Task details ::
Reproduce exactly the lines below, from the first one through the line containing "import plotly.graph_objects as go", and omit any pictures.

Material provided ::
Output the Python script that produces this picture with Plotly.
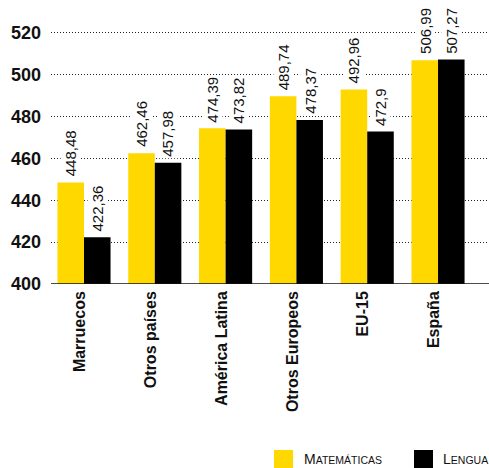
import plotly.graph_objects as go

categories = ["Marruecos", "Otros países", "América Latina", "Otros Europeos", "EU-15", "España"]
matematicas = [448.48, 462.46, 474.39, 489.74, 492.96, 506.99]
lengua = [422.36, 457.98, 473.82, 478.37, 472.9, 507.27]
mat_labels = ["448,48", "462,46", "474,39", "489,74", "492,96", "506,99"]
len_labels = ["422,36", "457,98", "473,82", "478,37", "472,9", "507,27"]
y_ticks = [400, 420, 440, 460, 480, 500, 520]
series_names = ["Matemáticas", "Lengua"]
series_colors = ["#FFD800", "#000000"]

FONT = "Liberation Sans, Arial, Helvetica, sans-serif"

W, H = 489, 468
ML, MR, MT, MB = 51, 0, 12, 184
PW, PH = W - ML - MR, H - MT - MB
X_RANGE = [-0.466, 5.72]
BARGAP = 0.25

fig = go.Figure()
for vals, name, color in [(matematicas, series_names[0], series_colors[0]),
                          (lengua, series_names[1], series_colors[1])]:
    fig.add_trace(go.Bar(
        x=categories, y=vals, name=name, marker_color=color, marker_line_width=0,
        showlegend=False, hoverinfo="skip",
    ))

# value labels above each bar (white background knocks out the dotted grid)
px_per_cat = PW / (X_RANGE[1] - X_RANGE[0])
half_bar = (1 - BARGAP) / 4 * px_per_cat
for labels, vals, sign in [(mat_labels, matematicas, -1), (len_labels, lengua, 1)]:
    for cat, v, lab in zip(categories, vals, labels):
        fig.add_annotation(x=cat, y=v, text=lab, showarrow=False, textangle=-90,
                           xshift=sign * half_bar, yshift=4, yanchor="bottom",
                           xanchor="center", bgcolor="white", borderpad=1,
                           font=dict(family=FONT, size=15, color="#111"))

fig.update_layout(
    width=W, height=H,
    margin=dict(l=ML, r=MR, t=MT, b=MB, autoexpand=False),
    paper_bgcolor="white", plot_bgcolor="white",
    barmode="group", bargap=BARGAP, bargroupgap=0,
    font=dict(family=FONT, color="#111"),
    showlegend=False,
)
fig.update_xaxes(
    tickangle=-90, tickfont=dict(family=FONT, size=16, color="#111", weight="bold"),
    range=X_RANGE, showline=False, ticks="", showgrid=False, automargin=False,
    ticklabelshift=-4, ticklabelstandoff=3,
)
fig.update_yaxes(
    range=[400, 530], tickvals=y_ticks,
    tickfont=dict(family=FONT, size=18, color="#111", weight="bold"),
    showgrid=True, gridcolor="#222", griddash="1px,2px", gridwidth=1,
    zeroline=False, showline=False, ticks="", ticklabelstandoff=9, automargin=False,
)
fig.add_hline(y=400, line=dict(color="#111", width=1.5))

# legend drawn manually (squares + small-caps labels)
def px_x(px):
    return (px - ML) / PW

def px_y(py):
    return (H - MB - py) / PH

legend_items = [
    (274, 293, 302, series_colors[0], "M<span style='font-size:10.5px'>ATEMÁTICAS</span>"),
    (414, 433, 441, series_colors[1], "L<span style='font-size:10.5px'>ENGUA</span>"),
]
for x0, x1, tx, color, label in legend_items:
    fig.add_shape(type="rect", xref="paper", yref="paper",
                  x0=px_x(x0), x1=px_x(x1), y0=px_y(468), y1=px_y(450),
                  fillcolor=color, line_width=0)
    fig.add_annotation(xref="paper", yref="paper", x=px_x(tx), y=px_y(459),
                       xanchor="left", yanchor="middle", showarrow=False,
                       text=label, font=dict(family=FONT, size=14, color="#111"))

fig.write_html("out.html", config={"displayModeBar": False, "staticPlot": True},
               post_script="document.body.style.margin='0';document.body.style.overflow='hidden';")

Task answer ::
Output the Python script that produces this picture with Plotly.
import plotly.graph_objects as go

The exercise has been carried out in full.